*Aim*
Please transcribe the data that follows without the pictures, keeping every word the same.

*Given information*
## BEGIN

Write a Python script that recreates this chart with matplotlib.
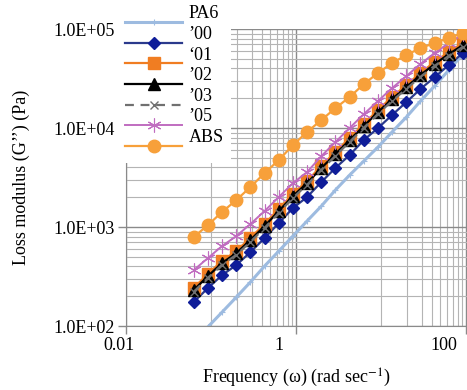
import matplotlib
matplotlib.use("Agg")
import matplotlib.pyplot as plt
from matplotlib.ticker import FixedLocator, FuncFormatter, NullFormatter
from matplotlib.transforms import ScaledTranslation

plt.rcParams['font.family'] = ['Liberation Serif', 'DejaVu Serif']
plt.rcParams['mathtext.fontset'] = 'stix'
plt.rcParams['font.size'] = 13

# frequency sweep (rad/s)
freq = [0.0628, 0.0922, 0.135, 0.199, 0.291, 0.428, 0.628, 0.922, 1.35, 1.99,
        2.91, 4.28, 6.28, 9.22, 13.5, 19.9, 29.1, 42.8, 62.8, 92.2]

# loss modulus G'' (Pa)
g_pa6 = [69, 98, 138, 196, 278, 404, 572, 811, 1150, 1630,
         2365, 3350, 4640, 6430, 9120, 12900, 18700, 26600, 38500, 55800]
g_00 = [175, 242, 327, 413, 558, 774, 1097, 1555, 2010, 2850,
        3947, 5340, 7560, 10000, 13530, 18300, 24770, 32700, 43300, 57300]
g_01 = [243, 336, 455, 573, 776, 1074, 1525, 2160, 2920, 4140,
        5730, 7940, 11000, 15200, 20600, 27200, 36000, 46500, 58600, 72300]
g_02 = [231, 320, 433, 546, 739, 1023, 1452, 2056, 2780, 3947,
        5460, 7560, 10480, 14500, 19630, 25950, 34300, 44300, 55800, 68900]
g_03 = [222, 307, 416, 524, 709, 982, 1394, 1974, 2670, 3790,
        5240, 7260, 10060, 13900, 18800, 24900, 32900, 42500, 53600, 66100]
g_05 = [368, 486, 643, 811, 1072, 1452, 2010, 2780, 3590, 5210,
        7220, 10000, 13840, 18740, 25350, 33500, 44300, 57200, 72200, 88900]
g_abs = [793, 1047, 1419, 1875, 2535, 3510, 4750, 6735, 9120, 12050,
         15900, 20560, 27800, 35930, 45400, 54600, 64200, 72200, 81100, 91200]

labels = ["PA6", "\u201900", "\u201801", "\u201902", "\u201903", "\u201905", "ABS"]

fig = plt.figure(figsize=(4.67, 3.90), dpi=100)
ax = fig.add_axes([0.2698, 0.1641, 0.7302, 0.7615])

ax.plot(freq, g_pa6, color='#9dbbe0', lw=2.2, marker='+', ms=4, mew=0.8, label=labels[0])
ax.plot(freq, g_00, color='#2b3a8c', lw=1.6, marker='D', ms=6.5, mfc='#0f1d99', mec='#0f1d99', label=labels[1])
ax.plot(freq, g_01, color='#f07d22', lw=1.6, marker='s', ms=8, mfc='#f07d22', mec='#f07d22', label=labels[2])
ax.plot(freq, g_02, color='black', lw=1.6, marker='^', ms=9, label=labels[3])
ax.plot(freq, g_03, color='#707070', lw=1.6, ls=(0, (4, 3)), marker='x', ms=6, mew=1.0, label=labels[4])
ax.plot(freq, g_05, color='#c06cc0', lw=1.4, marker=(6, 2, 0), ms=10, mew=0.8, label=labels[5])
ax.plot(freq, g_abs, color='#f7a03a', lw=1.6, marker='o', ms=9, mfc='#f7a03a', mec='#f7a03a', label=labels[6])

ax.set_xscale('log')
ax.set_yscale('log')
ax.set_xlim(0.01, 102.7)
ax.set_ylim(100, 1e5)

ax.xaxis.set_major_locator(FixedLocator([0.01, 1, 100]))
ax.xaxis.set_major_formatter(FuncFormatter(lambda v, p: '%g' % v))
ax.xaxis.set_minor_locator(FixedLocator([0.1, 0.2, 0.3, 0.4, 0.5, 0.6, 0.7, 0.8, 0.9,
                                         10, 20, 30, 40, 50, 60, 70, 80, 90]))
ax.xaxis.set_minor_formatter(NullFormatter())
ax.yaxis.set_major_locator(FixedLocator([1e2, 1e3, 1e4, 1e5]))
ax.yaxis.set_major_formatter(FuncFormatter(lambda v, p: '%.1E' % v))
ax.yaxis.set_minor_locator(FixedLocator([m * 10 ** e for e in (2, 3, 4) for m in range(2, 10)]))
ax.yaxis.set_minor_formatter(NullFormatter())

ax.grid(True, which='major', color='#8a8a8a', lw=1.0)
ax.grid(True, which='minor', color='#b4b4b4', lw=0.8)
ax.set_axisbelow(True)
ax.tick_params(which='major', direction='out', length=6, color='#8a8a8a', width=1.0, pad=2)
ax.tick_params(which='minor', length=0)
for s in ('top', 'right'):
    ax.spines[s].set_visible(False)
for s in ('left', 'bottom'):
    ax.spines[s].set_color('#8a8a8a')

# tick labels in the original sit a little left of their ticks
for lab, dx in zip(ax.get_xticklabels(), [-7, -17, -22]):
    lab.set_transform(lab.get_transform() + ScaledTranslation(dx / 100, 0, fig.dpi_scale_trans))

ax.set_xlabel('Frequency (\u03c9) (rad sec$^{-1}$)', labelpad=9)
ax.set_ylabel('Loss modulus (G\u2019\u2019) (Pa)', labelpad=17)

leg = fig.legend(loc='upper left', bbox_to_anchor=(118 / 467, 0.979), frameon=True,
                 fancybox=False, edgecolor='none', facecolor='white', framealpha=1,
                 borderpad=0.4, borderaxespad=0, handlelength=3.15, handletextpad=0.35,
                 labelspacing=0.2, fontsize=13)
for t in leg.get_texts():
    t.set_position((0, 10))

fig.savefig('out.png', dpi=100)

## END

*Task result*
Write a Python script that recreates this chart with matplotlib.
import matplotlib
matplotlib.use("Agg")
import matplotlib.pyplot as plt
from matplotlib.ticker import FixedLocator, FuncFormatter, NullFormatter
from matplotlib.transforms import ScaledTranslation

plt.rcParams['font.family'] = ['Liberation Serif', 'DejaVu Serif']
plt.rcParams['mathtext.fontset'] = 'stix'
plt.rcParams['font.size'] = 13

# frequency sweep (rad/s)
freq = [0.0628, 0.0922, 0.135, 0.199, 0.291, 0.428, 0.628, 0.922, 1.35, 1.99,
        2.91, 4.28, 6.28, 9.22, 13.5, 19.9, 29.1, 42.8, 62.8, 92.2]

# loss modulus G'' (Pa)
g_pa6 = [69, 98, 138, 196, 278, 404, 572, 811, 1150, 1630,
         2365, 3350, 4640, 6430, 9120, 12900, 18700, 26600, 38500, 55800]
g_00 = [175, 242, 327, 413, 558, 774, 1097, 1555, 2010, 2850,
        3947, 5340, 7560, 10000, 13530, 18300, 24770, 32700, 43300, 57300]
g_01 = [243, 336, 455, 573, 776, 1074, 1525, 2160, 2920, 4140,
        5730, 7940, 11000, 15200, 20600, 27200, 36000, 46500, 58600, 72300]
g_02 = [231, 320, 433, 546, 739, 1023, 1452, 2056, 2780, 3947,
        5460, 7560, 10480, 14500, 19630, 25950, 34300, 44300, 55800, 68900]
g_03 = [222, 307, 416, 524, 709, 982, 1394, 1974, 2670, 3790,
        5240, 7260, 10060, 13900, 18800, 24900, 32900, 42500, 53600, 66100]
g_05 = [368, 486, 643, 811, 1072, 1452, 2010, 2780, 3590, 5210,
        7220, 10000, 13840, 18740, 25350, 33500, 44300, 57200, 72200, 88900]
g_abs = [793, 1047, 1419, 1875, 2535, 3510, 4750, 6735, 9120, 12050,
         15900, 20560, 27800, 35930, 45400, 54600, 64200, 72200, 81100, 91200]

labels = ["PA6", "\u201900", "\u201801", "\u201902", "\u201903", "\u201905", "ABS"]

fig = plt.figure(figsize=(4.67, 3.90), dpi=100)
ax = fig.add_axes([0.2698, 0.1641, 0.7302, 0.7615])

ax.plot(freq, g_pa6, color='#9dbbe0', lw=2.2, marker='+', ms=4, mew=0.8, label=labels[0])
ax.plot(freq, g_00, color='#2b3a8c', lw=1.6, marker='D', ms=6.5, mfc='#0f1d99', mec='#0f1d99', label=labels[1])
ax.plot(freq, g_01, color='#f07d22', lw=1.6, marker='s', ms=8, mfc='#f07d22', mec='#f07d22', label=labels[2])
ax.plot(freq, g_02, color='black', lw=1.6, marker='^', ms=9, label=labels[3])
ax.plot(freq, g_03, color='#707070', lw=1.6, ls=(0, (4, 3)), marker='x', ms=6, mew=1.0, label=labels[4])
ax.plot(freq, g_05, color='#c06cc0', lw=1.4, marker=(6, 2, 0), ms=10, mew=0.8, label=labels[5])
ax.plot(freq, g_abs, color='#f7a03a', lw=1.6, marker='o', ms=9, mfc='#f7a03a', mec='#f7a03a', label=labels[6])

ax.set_xscale('log')
ax.set_yscale('log')
ax.set_xlim(0.01, 102.7)
ax.set_ylim(100, 1e5)

ax.xaxis.set_major_locator(FixedLocator([0.01, 1, 100]))
ax.xaxis.set_major_formatter(FuncFormatter(lambda v, p: '%g' % v))
ax.xaxis.set_minor_locator(FixedLocator([0.1, 0.2, 0.3, 0.4, 0.5, 0.6, 0.7, 0.8, 0.9,
                                         10, 20, 30, 40, 50, 60, 70, 80, 90]))
ax.xaxis.set_minor_formatter(NullFormatter())
ax.yaxis.set_major_locator(FixedLocator([1e2, 1e3, 1e4, 1e5]))
ax.yaxis.set_major_formatter(FuncFormatter(lambda v, p: '%.1E' % v))
ax.yaxis.set_minor_locator(FixedLocator([m * 10 ** e for e in (2, 3, 4) for m in range(2, 10)]))
ax.yaxis.set_minor_formatter(NullFormatter())

ax.grid(True, which='major', color='#8a8a8a', lw=1.0)
ax.grid(True, which='minor', color='#b4b4b4', lw=0.8)
ax.set_axisbelow(True)
ax.tick_params(which='major', direction='out', length=6, color='#8a8a8a', width=1.0, pad=2)
ax.tick_params(which='minor', length=0)
for s in ('top', 'right'):
    ax.spines[s].set_visible(False)
for s in ('left', 'bottom'):
    ax.spines[s].set_color('#8a8a8a')

# tick labels in the original sit a little left of their ticks
for lab, dx in zip(ax.get_xticklabels(), [-7, -17, -22]):
    lab.set_transform(lab.get_transform() + ScaledTranslation(dx / 100, 0, fig.dpi_scale_trans))

ax.set_xlabel('Frequency (\u03c9) (rad sec$^{-1}$)', labelpad=9)
ax.set_ylabel('Loss modulus (G\u2019\u2019) (Pa)', labelpad=17)

leg = fig.legend(loc='upper left', bbox_to_anchor=(118 / 467, 0.979), frameon=True,
                 fancybox=False, edgecolor='none', facecolor='white', framealpha=1,
                 borderpad=0.4, borderaxespad=0, handlelength=3.15, handletextpad=0.35,
                 labelspacing=0.2, fontsize=13)
for t in leg.get_texts():
    t.set_position((0, 10))

fig.savefig('out.png', dpi=100)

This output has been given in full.